Sua explanação foi mais do que perfeita. Não deixou uma pergunta sem resposta. E resposta impossível de ser rebatida ou replicada. Simples, bela, sem a menor vaidade, vestida de branco, sem uma pintura e com um vocabulário de dar inveja, a professora e doutora Janaína brilhou. Sabia tudo e de tudo sabia. Tinha convicção do que dizia, do que escreveu na denúncia que gerou o impechment.
A NOBREZA TAMBÉM PEDE PERDÃO
Teve um momento, durante sua exposição, que a doutora Janaína, sem perder o tom e o encadeamento do seu raciocínio expositivo, disse a um parlamentar que ostentava um cartaz: “Deputado, o senhor vai cansar o braço”. Por isso foi advertida pelo presidente da Comissão, que lembrou que ali era permitida a manifestação por parte dos parlamentares. E, de imediato, a nobreza da doutora Janaína pediu “perdão”. Repetiu três vezes, perdão, perdão e perdão, tão acima estava daqueles que a ouviam.

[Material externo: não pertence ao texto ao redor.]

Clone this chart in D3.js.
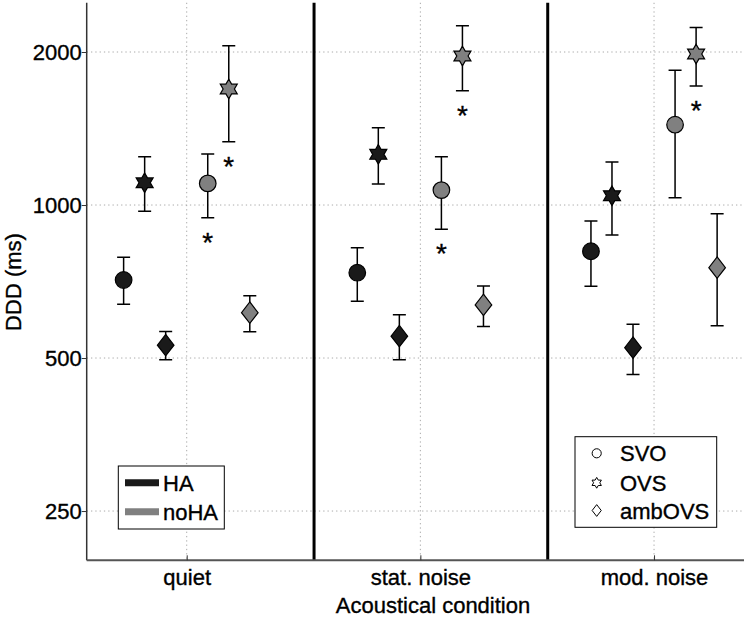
<!DOCTYPE html>
<html>
<head>
<meta charset="utf-8">
<script src="https://cdn.jsdelivr.net/npm/d3@7/dist/d3.min.js"></script>
<style>
  body { margin: 0; background: #fff; }
  svg { display: block; font-family: "Liberation Sans", Arial, sans-serif; }
  text.lbl { stroke: #000; stroke-width: 0.35px; fill: #000; }
</style>
</head>
<body>
<svg id="chart" width="748" height="618"></svg>
<script>
// ---------- data ----------
const conditions = ["quiet", "stat. noise", "mod. noise"];
const sentenceTypes = ["SVO", "OVS", "ambOVS"];
const groups = ["HA", "noHA"];
const yTicks = [250, 500, 1000, 2000];

// mean DDD (ms) per condition: [SVO, OVS, ambOVS]
const HA_mean  = [[712, 1106, 530], [736, 1258, 552], [811, 1043, 524]];
const HA_low   = [[638,  972, 496], [647, 1100, 496], [692,  873, 464]];
const HA_high  = [[789, 1245, 564], [824, 1419, 608], [930, 1215, 583]];
const noHA_mean = [[1103, 1691, 614], [1070, 1964, 636], [1439, 1982, 753]];
const noHA_low  = [[ 944, 1332, 563], [ 896, 1678, 577], [1034, 1714, 579]];
const noHA_high = [[1260, 2058, 663], [1245, 2253, 693], [1841, 2236, 961]];
// significance markers (noHA vs HA) per condition: [SVO, OVS, ambOVS]
const noHA_sig = [[true, true, false], [true, true, false], [false, true, false]];

// ---------- layout ----------
const svg = d3.select("#chart");
const pLeft = 86.7, pRight = 744, pTop = 2.75, pBottom = 560.3;
const FS = 22;

const x = d3.scaleLinear().domain([0.572, 3.385]).range([pLeft, pRight]);
const y = d3.scaleLog().domain([200, 2500]).range([pBottom, pTop]);

const groupColor = { HA: "#1a1a1a", noHA: "#808080" };
const offsets = { HA: [-0.27, -0.18, -0.09], noHA: [0.09, 0.18, 0.27] };

// build table
const points = [];
conditions.forEach((c, ci) => {
  sentenceTypes.forEach((t, ti) => {
    points.push({ group: "HA", ci, ti, mean: HA_mean[ci][ti], lo: HA_low[ci][ti], hi: HA_high[ci][ti], sig: false });
    points.push({ group: "noHA", ci, ti, mean: noHA_mean[ci][ti], lo: noHA_low[ci][ti], hi: noHA_high[ci][ti], sig: noHA_sig[ci][ti] });
  });
});
const px = d => x(d.ci + 1 + offsets[d.group][d.ti]);

// ---------- grid ----------
const grid = svg.append("g").attr("stroke", "#aaa").attr("stroke-width", 1).attr("stroke-dasharray", "1.3,3");
grid.selectAll("line.h").data(yTicks).join("line").attr("class", "h")
  .attr("x1", pLeft).attr("x2", pRight).attr("y1", d => y(d)).attr("y2", d => y(d));
grid.selectAll("line.v").data(conditions).join("line").attr("class", "v")
  .attr("x1", (d, i) => x(i + 1)).attr("x2", (d, i) => x(i + 1)).attr("y1", pTop).attr("y2", pBottom);

// separators
const separators = [1.545, 2.545];
svg.append("g").selectAll("line").data(separators).join("line")
  .attr("x1", d => x(d)).attr("x2", d => x(d)).attr("y1", pTop).attr("y2", pBottom)
  .attr("stroke", "#000").attr("stroke-width", 3);

// ---------- axes ----------
const yAxis = d3.axisLeft(y).tickValues(yTicks).tickFormat(d3.format("d")).tickSizeInner(5).tickSizeOuter(0).tickPadding(0);
const gy = svg.append("g").attr("transform", `translate(${pLeft},0)`).call(yAxis);
gy.select(".domain").attr("stroke", "#333").attr("stroke-width", 1.5).attr("d", `M0,${pTop}V${pBottom}`);
gy.selectAll(".tick line").attr("stroke", "#333");
gy.selectAll(".tick text").attr("class", "lbl").attr("font-size", FS)
  .attr("font-family", "'Liberation Sans', Arial, sans-serif").attr("dy", "0.36em").attr("x", -5);

const xAxis = d3.axisBottom(x).tickValues([1, 2, 3]).tickFormat(d => conditions[d - 1]).tickSizeInner(-5).tickSizeOuter(0).tickPadding(0);
const gx = svg.append("g").attr("transform", `translate(0,${pBottom})`).call(xAxis);
gx.select(".domain").attr("stroke", "#555").attr("stroke-width", 2).attr("d", `M${pLeft},0H${pRight}`);
gx.selectAll(".tick line").attr("stroke", "#333");
gx.selectAll(".tick text").attr("class", "lbl").attr("font-size", FS)
  .attr("font-family", "'Liberation Sans', Arial, sans-serif").attr("dy", null).attr("y", 24.7);

svg.append("text").attr("class", "lbl").attr("x", 433).attr("y", 612.7).attr("text-anchor", "middle")
  .attr("font-size", FS).text("Acoustical condition");
svg.append("text").attr("class", "lbl").attr("transform", "translate(21,282) rotate(-90)").attr("text-anchor", "middle")
  .attr("font-size", FS).text("DDD (ms)");

// ---------- marker shapes ----------
function hexagram(R) {
  const r = R / Math.sqrt(3), pts = [];
  for (let k = 0; k < 12; k++) {
    const a = (-90 + k * 30) * Math.PI / 180, rr = k % 2 === 0 ? R : r;
    pts.push([rr * Math.cos(a), rr * Math.sin(a)]);
  }
  return "M" + pts.map(p => p[0].toFixed(2) + "," + p[1].toFixed(2)).join("L") + "Z";
}
function shapePath(ti, s) {
  if (ti === 0) { const r = 8.3 * s; return `M${-r},0A${r},${r} 0 1,0 ${r},0A${r},${r} 0 1,0 ${-r},0Z`; }
  if (ti === 1) return hexagram(9.8 * s);
  const w = 8.3 * s, h = 10.7 * s;
  return `M0,${-h}L${w},0L0,${h}L${-w},0Z`;
}

// ---------- error bars ----------
const eb = svg.append("g").attr("stroke", "#000").attr("stroke-width", 1.5).attr("fill", "none");
eb.selectAll("path").data(points).join("path")
  .attr("d", d => {
    const cx = px(d), yl = y(d.lo), yh = y(d.hi), cw = 6.5;
    return `M${cx},${yh}V${yl}M${cx - cw},${yh}H${cx + cw}M${cx - cw},${yl}H${cx + cw}`;
  });

// ---------- markers ----------
svg.append("g").selectAll("path").data(points).join("path")
  .attr("transform", d => `translate(${px(d)},${y(d.mean)})`)
  .attr("d", d => shapePath(d.ti, 1))
  .attr("fill", d => groupColor[d.group]).attr("stroke", "#000").attr("stroke-width", 1.2);

// significance asterisks
svg.append("g").selectAll("text").data(points.filter(d => d.sig)).join("text")
  .attr("class", "lbl")
  .attr("x", d => px(d)).attr("y", d => y(d.lo) + 18 + 16)
  .attr("text-anchor", "middle").attr("font-size", 28).text("*");

// ---------- legend 1 (groups) ----------
const L1 = svg.append("g");
L1.append("rect").attr("x", 118.3).attr("y", 466).attr("width", 106).attr("height", 63)
  .attr("fill", "#fff").attr("stroke", "#000").attr("stroke-width", 1);
groups.forEach((g, i) => {
  const yy = 482.7 + i * 29;
  L1.append("line").attr("x1", 125).attr("x2", 159).attr("y1", yy).attr("y2", yy)
    .attr("stroke", groupColor[g]).attr("stroke-width", 7);
  L1.append("text").attr("class", "lbl").attr("x", 163).attr("y", yy + 8.2).attr("font-size", FS).text(g);
});

// ---------- legend 2 (sentence types) ----------
const L2 = svg.append("g");
L2.append("rect").attr("x", 575).attr("y", 436.7).attr("width", 141.7).attr("height", 90.6)
  .attr("fill", "#fff").attr("stroke", "#000").attr("stroke-width", 1);
const l2y = [453.3, 482.8, 510.5];
sentenceTypes.forEach((t, i) => {
  L2.append("path").attr("transform", `translate(596.7,${l2y[i]})`).attr("d", shapePath(i, 0.55))
    .attr("fill", "none").attr("stroke", "#000").attr("stroke-width", 1);
  L2.append("text").attr("class", "lbl").attr("x", 620).attr("y", l2y[i] + 8).attr("font-size", FS).text(t);
});
</script>
</body>
</html>
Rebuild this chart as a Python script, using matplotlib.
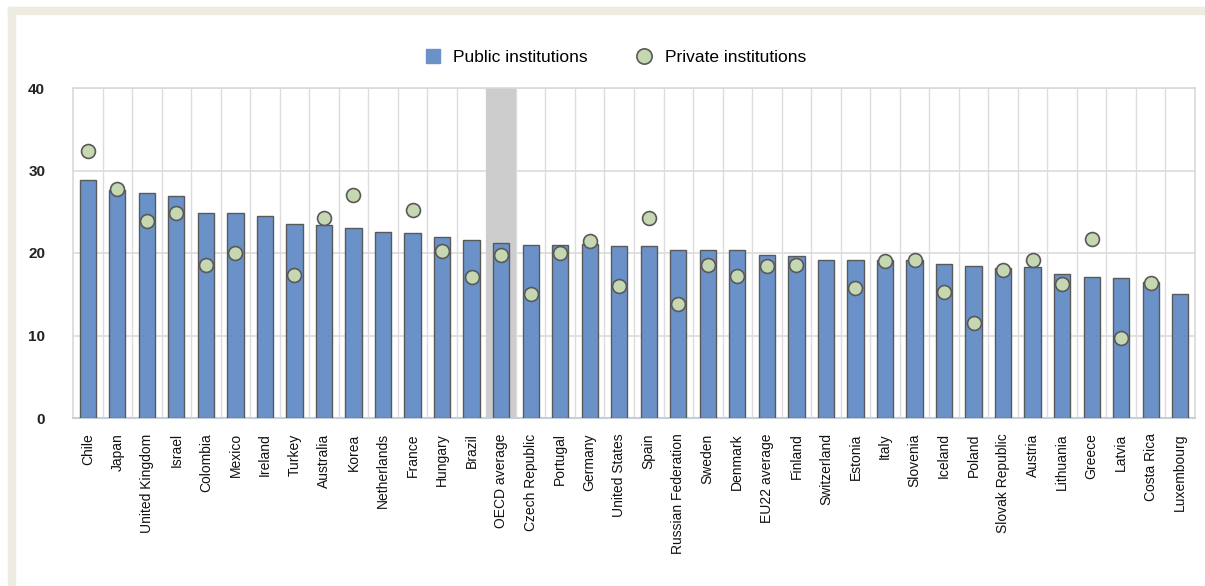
import numpy as np
import matplotlib
matplotlib.use("Agg")
import matplotlib.pyplot as plt
from matplotlib.patches import Rectangle
from matplotlib.lines import Line2D

plt.rcParams['font.family'] = ['Liberation Sans', 'DejaVu Sans']

# Dados
paises = ["Chile", "Japan", "United Kingdom", "Israel", "Colombia", "Mexico",
          "Ireland", "Turkey", "Australia", "Korea", "Netherlands", "France",
          "Hungary", "Brazil", "OECD average", "Czech Republic", "Portugal",
          "Germany", "United States", "Spain", "Russian Federation", "Sweden",
          "Denmark", "EU22 average", "Finland", "Switzerland", "Estonia", "Italy",
          "Slovenia", "Iceland", "Poland", "Slovak Republic", "Austria",
          "Lithuania", "Greece", "Latvia", "Costa Rica", "Luxembourg"]

publicas = [28.8, 27.6, 27.3, 26.9, 24.8, 24.8, 24.5, 23.5, 23.4, 23.0, 22.6,
            22.4, 22.0, 21.6, 21.2, 21.0, 21.0, 21.1, 20.9, 20.9, 20.4, 20.4,
            20.4, 19.8, 19.6, 19.2, 19.2, 19.2, 19.2, 18.7, 18.4, 18.2, 18.3,
            17.5, 17.1, 17.0, 16.5, 15.0]

privadas = [32.4, 27.8, 23.9, 24.8, 18.5, 20.0, np.nan, 17.3, 24.2, 27.0, np.nan,
            25.2, 20.3, 17.1, 19.8, 15.0, 20.0, 21.4, 16.0, 24.2, 13.8, 18.5,
            17.25, 18.4, 18.5, np.nan, 15.8, 19.0, 19.2, 15.3, 11.5, 18.0, 19.2,
            16.3, 21.7, 9.7, 16.4, np.nan]

destaque = "OECD average"

cor_barra = '#6A92C9'
cor_ponto = '#C5D8B2'
cor_borda = '#595959'

fig = plt.figure(figsize=(12.05, 5.86), dpi=100)

# moldura bege
fig.patches.append(Rectangle((8 / 1205, 1 - 14 / 586), 1, 7 / 586,
                             transform=fig.transFigure, color='#EEEBE1', zorder=0))
fig.patches.append(Rectangle((8 / 1205, 0), 7 / 1205, 1 - 7 / 586,
                             transform=fig.transFigure, color='#EEEBE1', zorder=0))

ax = fig.add_axes([73 / 1205, 1 - 418 / 586, 1122 / 1205, 330 / 586])

x = np.arange(len(paises))
i_dest = paises.index(destaque)
ax.axvspan(i_dest - 0.5, i_dest + 0.5, color='#CDCDCD', zorder=1, lw=0)

ax.bar(x, publicas, width=0.55, color=cor_barra, edgecolor=cor_borda,
       linewidth=1, zorder=3)
ax.plot(x, privadas, 'o', markersize=10, markerfacecolor=cor_ponto,
        markeredgecolor=cor_borda, markeredgewidth=1.2, zorder=4)

ax.set_xlim(-0.5, len(paises) - 0.5)
ax.set_ylim(0, 40)
ax.set_yticks([0, 10, 20, 30, 40])

# grade vertical nas fronteiras das categorias e horizontal
for b in np.arange(0.5, len(paises) - 0.5):
    ax.axvline(b, color='#DCDCDC', lw=1, zorder=0.5)
ax.yaxis.grid(True, color='#DCDCDC', lw=1.2, zorder=0.5)
ax.set_axisbelow(True)

for s in ['top', 'left', 'right']:
    ax.spines[s].set_color('#D9D9D9')
    ax.spines[s].set_linewidth(1.2)
ax.spines['bottom'].set_color('#C5CEDB')
ax.spines['bottom'].set_linewidth(1.5)

ax.set_xticks(x)
ax.set_xticklabels(paises, rotation=90, fontsize=10, color='#111111')
ax.tick_params(axis='x', length=0, pad=11)
ax.tick_params(axis='y', length=0, pad=20, labelsize=11, labelcolor='#222222')
for t in ax.get_yticklabels():
    t.set_fontweight('bold')

handles = [Line2D([], [], marker='s', linestyle='none', markersize=10,
                  markerfacecolor=cor_barra, markeredgecolor=cor_barra),
           Line2D([], [], marker='o', linestyle='none', markersize=11,
                  markerfacecolor=cor_ponto, markeredgecolor=cor_borda,
                  markeredgewidth=1.2)]
fig.legend(handles, ["Public institutions", "Private institutions"],
           loc='center', bbox_to_anchor=(614 / 1205, 1 - 57 / 586), ncol=2,
           frameon=False, fontsize=12.5, handletextpad=0.6, columnspacing=2.6,
           handlelength=1.2)

fig.savefig("out.png", dpi=100)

Um pedido de perdão que não era necessário. A doutora Janaína bem que poderia ter respondido à presidência: se aos deputados é concedido o direito de manifestação, com muito mais direito, legitimidade e autoridade, têm também seus eleitores o direito de se manifestarem. E Janaína ali, além de advogada, era eleitora também como todos somos.
TODOS OS CRIMES DE DILMA
Mas a professora universitária e advogada preferiu não gerar polêmica no plenário da Comissão. Ela sabia que seu tempo era precioso para gastar com bate-boca inútil e desnecessário. E tocou em frente. Mostrou, tim-tim por tim-tim, todos os crimes que Dilma cometeu, crimes comuns e crimes de responsabilidade, no governo passado e no presente exercício de seu governo. Não ficou pedra sobre pedra.

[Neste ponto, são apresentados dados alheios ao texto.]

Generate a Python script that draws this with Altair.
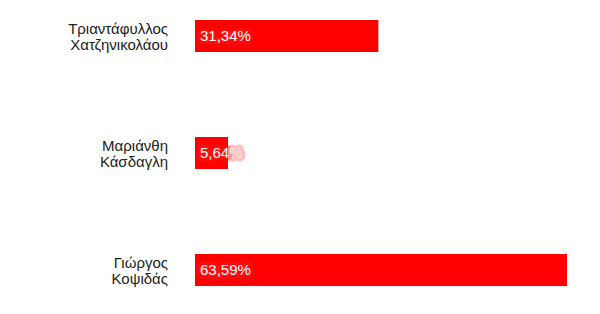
import altair as alt
import pandas as pd

names = ["Τριαντάφυλλος\nΧατζηνικολάου", "Μαριάνθη\nΚάσδαγλη", "Γιώργος\nΚοψιδάς"]
values = [31.34, 5.64, 63.59]
labels = ["31,34%", "5,64%", "63,59%"]

df = pd.DataFrame({"name": names, "value": values, "label": labels})

y = alt.Y("name:N", sort=names, axis=None,
          scale=alt.Scale(paddingInner=0.726, paddingOuter=0.171))
x = alt.X("value:Q", axis=None, scale=alt.Scale(domain=[0, 63.59], nice=False, zero=True))

bars = alt.Chart(df).mark_bar(color="#ff0000").encode(x=x, y=y)

glow = alt.Chart(df).mark_text(align="left", baseline="middle", dx=5, color="#ff2a2a",
                               stroke="#ff2020", strokeWidth=7, strokeOpacity=0.3,
                               fillOpacity=0.6, strokeJoin="round", fontSize=15,
                               font="Liberation Sans").encode(
    x=alt.value(0), y=y, text="label:N")

vals = alt.Chart(df).mark_text(align="left", baseline="middle", dx=5, color="white",
                               fontSize=15, font="Liberation Sans").encode(
    x=alt.value(0), y=y, text="label:N")

names_txt = alt.Chart(df).mark_text(align="right", baseline="middle", lineBreak="\n",
                                    color="#222222", fontSize=15, lineHeight=16, dy=-7,
                                    font="Liberation Sans").encode(
    x=alt.value(-27), y=y, text="name:N")

chart = alt.layer(bars, glow, vals, names_txt).properties(
    width=372, height=306,
    padding={"left": 195, "top": 0, "right": 33, "bottom": 8},
    autosize=alt.AutoSizeParams(type="none"),
    background="white",
).configure_view(stroke=None)

chart.save("out.html", embed_options={"renderer": "svg", "actions": False})
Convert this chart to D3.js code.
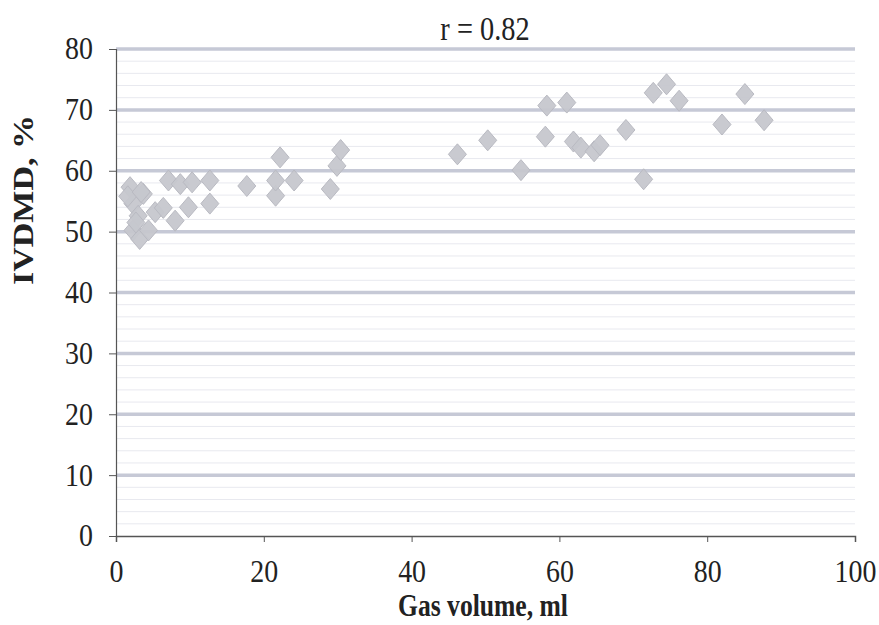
<!DOCTYPE html>
<html>
<head>
<meta charset="utf-8">
<script src="https://cdn.jsdelivr.net/npm/d3@7"></script>
<style>
  html, body { margin: 0; padding: 0; background: #fff; }
  svg { display: block; }
</style>
</head>
<body>
<svg id="chart" width="879" height="625"></svg>
<script>
// ---- data ----
const gasVolume = [
  1.9, 3.7, 2.3, 3.0, 2.3, 3.2, 4.4, 1.6, 2.7, 3.4,
  5.3, 6.4, 8.0, 9.8, 12.7,
  7.1, 8.7, 10.3, 12.7,
  17.7, 21.6, 21.6, 22.2, 24.1,
  29.0, 29.9, 30.4,
  46.2, 50.3, 54.8, 58.1, 58.3, 61.0, 61.9, 62.9, 64.7, 65.5,
  69.0, 71.4, 72.7, 74.5, 76.2, 82.0, 85.1, 87.7
];
const ivdmd = [
  57.3, 56.2, 54.6, 52.6, 50.2, 48.8, 50.2, 55.8, 51.5, 56.5,
  53.2, 53.9, 51.8, 54.0, 54.6,
  58.4, 57.8, 58.1, 58.4,
  57.5, 55.9, 58.4, 62.2, 58.4,
  57.0, 60.8, 63.4,
  62.7, 65.0, 60.1, 65.6, 70.7, 71.2, 64.8, 63.8, 63.2, 64.2,
  66.7, 58.6, 72.8, 74.2, 71.5, 67.6, 72.6, 68.3
];
const xTicks = [0, 20, 40, 60, 80, 100];
const yTicks = [0, 10, 20, 30, 40, 50, 60, 70, 80];
const yMinor = d3.range(0, 80, 2).filter(v => v % 10 !== 0);
const titleText = "r = 0.82";
const xTitle = "Gas volume, ml";
const yTitle = "IVDMD, %";

// ---- layout ----
const svg = d3.select("#chart");
const mLeft = 116, mRight = 855, mTop = 49, mBottom = 536;
const x = d3.scaleLinear().domain([0, 100]).range([mLeft, mRight]);
const y = d3.scaleLinear().domain([0, 80]).range([mBottom, mTop]);
const serif = "'Liberation Serif', 'Times New Roman', serif";
const squeeze = 0.86;

// minor gridlines
svg.append("g").selectAll("line").data(yMinor).join("line")
  .attr("x1", mLeft).attr("x2", mRight)
  .attr("y1", d => y(d)).attr("y2", d => y(d))
  .attr("stroke", "#e8e9ef").attr("stroke-width", 1);

// major gridlines
svg.append("g").selectAll("line").data(yTicks.filter(d => d > 0)).join("line")
  .attr("x1", mLeft).attr("x2", mRight)
  .attr("y1", d => y(d)).attr("y2", d => y(d))
  .attr("stroke", "#c6c9d6").attr("stroke-width", 3.5);

// axes
const yAxis = d3.axisLeft(y).tickValues(yTicks).tickSize(7).tickPadding(16);
const gy = svg.append("g").attr("transform", `translate(${mLeft},0)`).call(yAxis);
gy.select(".domain").attr("stroke", "#555").attr("stroke-width", 1.2);
gy.selectAll(".tick line").attr("stroke", "#555");
gy.selectAll("text")
  .attr("font-family", serif).attr("font-size", 31).attr("fill", "#222")
  .attr("x", 0).attr("transform", `translate(-23,0) scale(0.9,1)`);

const xAxis = d3.axisBottom(x).tickValues(xTicks).tickSize(6).tickPadding(18);
const gx = svg.append("g").attr("transform", `translate(0,${mBottom})`).call(xAxis);
gx.select(".domain").attr("stroke", "#555").attr("stroke-width", 1.5);
gx.selectAll(".tick line").attr("stroke", "#555");
gx.selectAll("text")
  .attr("font-family", serif).attr("font-size", 31).attr("fill", "#222")
  .attr("y", 0).attr("transform", `translate(0,24) scale(0.9,1)`);

// points
const pts = gasVolume.map((g, i) => ({ g, v: ivdmd[i] }));
const hw = 9, hh = 10.5;
svg.append("g").selectAll("path").data(pts).join("path")
  .attr("transform", d => `translate(${x(d.g)},${y(d.v)})`)
  .attr("d", `M0,${-hh}L${hw},0L0,${hh}L${-hw},0Z`)
  .attr("fill", "#c6c7ce").attr("stroke", "#b9bac2").attr("stroke-width", 1)
  .attr("fill-opacity", 0.95);

// title
svg.append("text")
  .attr("transform", `translate(485,40) scale(${squeeze},1)`)
  .attr("text-anchor", "middle")
  .attr("font-family", serif).attr("font-size", 33).attr("fill", "#222").text(titleText);

// axis titles
svg.append("text")
  .attr("transform", `translate(483,616) scale(0.8,1)`)
  .attr("text-anchor", "middle")
  .attr("font-family", serif).attr("font-size", 32).attr("font-weight", "bold")
  .attr("fill", "#222").text(xTitle);

svg.append("text")
  .attr("transform", `translate(33,200) rotate(-90) scale(1,0.85)`)
  .attr("text-anchor", "middle")
  .attr("font-family", serif).attr("font-size", 34).attr("font-weight", "bold")
  .attr("fill", "#222").text(yTitle);
</script>
</body>
</html>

Em outro momento, ao dizer que Dilma tomou medida “no calar da noite”, houve reação da platéia. E, com sabedoria e talento, consertou: “no calar do final do ano, então”.
APENAS UM TRECHO
“A responsabilidade fiscal neste governo infelizmente não é um valor. Mas se a responsabilidade fiscal não for observada, nenhum programa pode ser mantido. Vossas Excelências não imaginam a dor das famílias que acreditaram que iam ter seus filhos terminando a faculdade e estão começando a receber cartinha de que, ou eles pagam, ou eles perderam esse sonho. Então, a situação é muito grave. Aqui não tem nada a ver com elite, com não elite. Tem a ver com povo enganado. Tem a ver com povo enganado que agora não tem mais as benesses que lhes foram prometidas quando quem prometeu já sabia que não podia cumprir”.
É um trecho, uma passagem, da exposição perfeita e verdadeira que a advogada criminalista e professora de Direito Penal da USP fez ontem aos integrantes da Comissão Especial do Impeachment de Dilma Rousseff. Quem viu, não esquecerá jamais. Eu vi. Je suis Janaina Paschoal.